Gremlin, singular not plural.
Hollywood lawyers may have a field day on director and writer Ryan Bellgardt if there was more than one. You know if you’re going to call a film something that close in name to one of the most beloved films of a generation, you better be either swinging some sizable cojones or producing something entirely new. Might be my age but going into this, that Jerry Goldsmith theme tune was all I could hear.
Introducing the Thatcher family, a dysfunctional bunch of folks. Dad Adam (Adam Hampton) has been having a affair, teen daughter Anna (Katie Burgess) is pregnant and the youngest child Henry (Christian Bellgardt) has some issues stemming from a major family incident involving their now absent elder son which we don’t mention. The mother Julie (Kristy K. Boone) is holding things together as best she can and to be honest isn’t doing too bad until their family is bequeathed a mysterious box.
Oh wait… A mysterious box? Does this contain a cuddle little creature by any chance? Thankfully for the film makers checkbooks no. For the Thatchers however what lies inside is far worse than a cease and desist order, it’s a tiny demon creature! It may be small but it’s intent on killing all the people the boxes owner cares about. The only way to rid themselves of it, is to gift it to someone they truly love before the boxes timer runs out.

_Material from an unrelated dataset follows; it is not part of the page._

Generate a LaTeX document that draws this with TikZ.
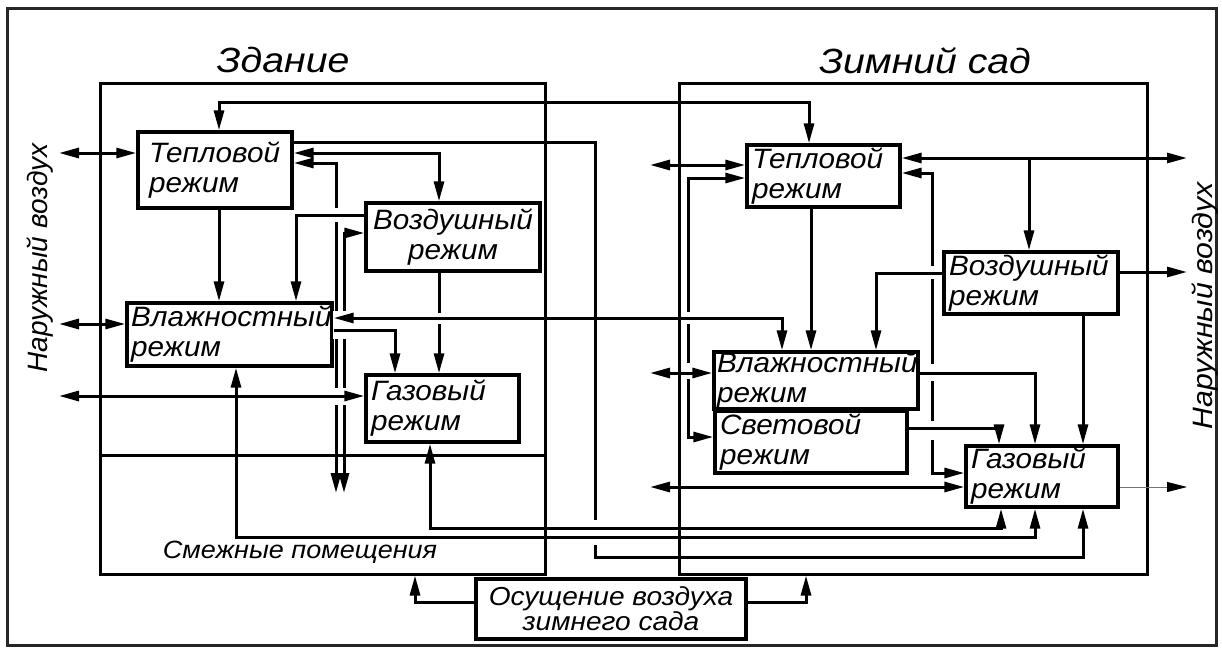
\documentclass[tikz,border=0pt]{standalone}
\usepackage{fontspec}
\setmainfont{Liberation Sans}
\newfontfamily\boxfont{Liberation Sans}[FakeStretch=1.06]
\newfontfamily\headfont{Liberation Sans}[FakeStretch=1.12]
\newfontfamily\roomfont{Liberation Sans}[FakeStretch=1.08]
\usetikzlibrary{arrows.meta}

\tikzset{
  regime/.style={draw, line width=3.4pt, align=left, inner xsep=5pt, inner ysep=0pt,
    font=\boxfont\itshape\fontsize{28}{30}\selectfont},
  zone/.style={draw, line width=3pt, inner sep=0pt},
  link/.style={line width=3pt, -{Triangle[length=20pt,width=10pt]}},
  duplex/.style={line width=3pt, {Triangle[length=20pt,width=10pt]}-{Triangle[length=20pt,width=10pt]}},
  head/.style={anchor=base, font=\headfont\itshape\fontsize{35}{37}\selectfont},
  side/.style={anchor=base, rotate=90, font=\itshape\fontsize{28}{30}\selectfont}
}

\begin{document}
\begin{tikzpicture}[x=1pt,y=-1pt]
\useasboundingbox (0,0) rectangle (1222,648);
\draw[line width=3pt, black!85] (7,8) rectangle (1216,645);

% zones
\node[zone, minimum width=445, minimum height=491] (bld) at (322.5,328.5) {};
\node[zone, minimum width=468, minimum height=491] (gdn) at (913,328.5) {};
\draw[line width=3pt] (bld.west |- 0,455) -- (bld.east |- 0,455);
\node[head] (tbld) at (283,72) {Здание};
\node[head] (tgdn) at (925,73) {Зимний сад};
\node[anchor=base, font=\roomfont\itshape\fontsize{25}{27}\selectfont] (adj) at (300,558) {Смежные помещения};
\node[side] (airW) at (47,258) {Наружный воздух};
\node[side, font=\roomfont\itshape\fontsize{28}{30}\selectfont] (airE) at (1212,306) {Наружный воздух};

% regimes, building
\node[regime, inner xsep=11pt, text width=132, minimum height=76] (teplL) at (215,170) {Тепловой\\режим};
\node[regime, align=center, text width=164, minimum height=68] (vozdL) at (453,237) {Воздушный\\режим};
\node[regime, inner xsep=4pt, text width=197, minimum height=63] (vlazL) at (229.5,334.5) {Влажностный\\режим};
\node[regime, text width=143, minimum height=67] (gazL) at (442.5,408.5) {Газовый\\режим};
% regimes, garden
\node[regime, text width=143, minimum height=62] (teplR) at (823.5,176) {Тепловой\\режим};
\node[regime, text width=164, minimum height=62] (vozdR) at (1031,283) {Воздушный\\режим};
\node[regime, inner xsep=3pt, text width=198, minimum height=57] (vlazR) at (816,380.5) {Влажностный\\режим};
\node[regime, text width=182, minimum height=62] (svetR) at (811,442) {Световой\\режим};
\node[regime, text width=142, minimum height=61] (gazR) at (1042,476.5) {Газовый\\режим};
\node[regime, align=center, inner xsep=0pt, minimum width=270, minimum height=60,
  font=\roomfont\itshape\fontsize{26}{25}\selectfont] (osush) at (611,609) {Осущение воздуха\\зимнего сада};

% free ends
\coordinate (oW1) at (59,153);
\coordinate (oW2) at (59,324);
\coordinate (oW3) at (59,396);
\coordinate (oG1) at (650,165);
\coordinate (oG2) at (650,373);
\coordinate (oG3) at (650,487);
\coordinate (oE1) at (1187,158);
\coordinate (oE2) at (1187,272);
\coordinate (oE3) at (1187,487);
\coordinate (adjA) at (336,493);
\coordinate (adjB) at (344,493);
\coordinate (split) at (1029,158);

% runs that are broken at crossings
\draw[duplex] (teplL.east |- 0,163) -- (336,163) -- (adjA);
\draw[duplex] (vozdL.west |- 0,233) -- (344,233) -- (adjB);
\draw[link] (439,0 |- vozdL.south) -- (439,0 |- gazL.north);
\draw[link] (teplL.east |- 0,142) -- (595,142) -- (595,557) -- (1083,557) -- (1083,0 |- gazR.south);
\draw[duplex] (teplR.west |- 0,178) -- (688,178) -- (688,437) -- (svetR.west |- 0,437);
\draw[duplex] (teplR.east |- 0,173) -- (932,173) -- (932,473) -- (gazR.west |- 0,473);
\foreach \x/\ya/\yb in {336/208/222, 336/311/339, 336/388/405, 344/311/339, 344/388/405,
  439/313/324, 595/520/545, 688/312/324, 688/363/379, 932/266/279, 932/364/381, 932/421/440}
  \fill[white] (\x-2.6,\ya) rectangle (\x+2.6,\yb);

% building
\draw[duplex] (oW1) -- (oW1 -| teplL.west);
\draw[duplex] (oW2) -- (oW2 -| vlazL.west);
\draw[duplex] (oW3) -- (oW3 -| gazL.west);
\draw[duplex] (219,0 |- teplL.north) -- (219,102) -- (809,102) -- (809,0 |- teplR.north);
\draw[link] (219,0 |- teplL.south) -- (219,0 |- vlazL.north);
\draw[duplex] (teplL.east |- 0,153) -- (439,153) -- (439,0 |- vozdL.north);
\draw[link] (vozdL.west |- 0,215) -- (296,215) -- (296,0 |- vlazL.north);
\draw[link] (vlazL.east |- 0,330) -- (395,330) -- (395,0 |- gazL.north);
\draw[duplex] (vlazL.east |- 0,318) -- (782,318) -- (782,0 |- vlazR.north);
\draw[duplex] (430,0 |- gazL.south) -- (430,528) -- (1001,528) -- (1001,0 |- gazR.south);
\draw[duplex] (236,0 |- vlazL.south) -- (236,537) -- (1035,537) -- (1035,0 |- gazR.south);
\draw[link] (osush.west |- 0,602) -- (415,602) -- (415,0 |- bld.south);
\draw[link] (osush.east |- 0,602) -- (806,602) -- (806,0 |- gdn.south);

% garden
\draw[duplex] (oG1) -- (oG1 -| teplR.west);
\draw[duplex] (oG2) -- (oG2 -| vlazR.west);
\draw[duplex] (oG3) -- (oG3 -| gazR.west);
\draw[link] (811,0 |- teplR.south) -- (811,0 |- vlazR.north);
\draw[link] (vozdR.west |- 0,273) -- (876,273) -- (876,0 |- vlazR.north);
\draw[duplex] (teplR.east |- oE1) -- (oE1);
\draw[link] (split) -- (split |- vozdR.north);
\draw[link] (vlazR.east |- 0,373) -- (1035,373) -- (1035,0 |- gazR.north);
\draw[link] (svetR.east |- 0,428) -- (999,428) -- (999,0 |- gazR.north);
\draw[link] (1083,0 |- vozdR.south) -- (1083,0 |- gazR.north);
\draw[link] (vozdR.east |- oE2) -- (oE2);
\draw[line width=0.8pt, black!55, -{Triangle[length=20pt,width=10pt,color=black]}] (gazR.east |- oE3) -- (oE3);
\end{tikzpicture}
\end{document}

Jokes about the films title aside the similarities between this and the family comedy/horror (yes it’s horror, watch that scene with his mum knifing a gremlin to death and tell me it’s not) from the 80’s are few and far between. The family is in pieces… Figuratively and literally… and the creature would look more at home in a Del Toro movie than a Muppet one. It’s a very downbeat and dark world already before the critter makes his appearance. Teen pregnancy, work affairs and the horrible death of a child make this a complex family unit to begin with, almost as if the gremlin within the box is a metaphor for something existing deep within a family member.
Production wise its well polished but acting and effects levels go up and down. Certainly can’t fault the intentions and ambitions of the story its just lacking in areas. The idea the box can only be given to someone you truly love is a neat twist on the chain letter curse. You’d think that idea would have featured much more with a family so divided, but that plot wraps itself up early on and family members drop way too quickly and with very little emotional impact. The origin story where the curse is explained feels tacked on, but then the entire detective trying to find out more about the family sub plot a little pointless, except to add unnecessary exposition to things.
The thing is these were ideas that felt like they were leading somewhere. The internal conflicts within the family, lack of emotion about death, the tragic loss of a loved one being repressed, a child who has emotional issues and who confines himself to a box when stressed… It felt like there was more at work than a literal unstoppable demon in a box. So *spoilers*when you find out that’s all it is its a little bit of a let down.
Overall its a curious mix of 80’s tiny creature features (Critters, Ghoolies and…. Gremlins) mixed with gritty melodrama and a touch of occult mystery. A nice idea just let down by threads that go nowhere and an ending that needed more reality instead of fantasy.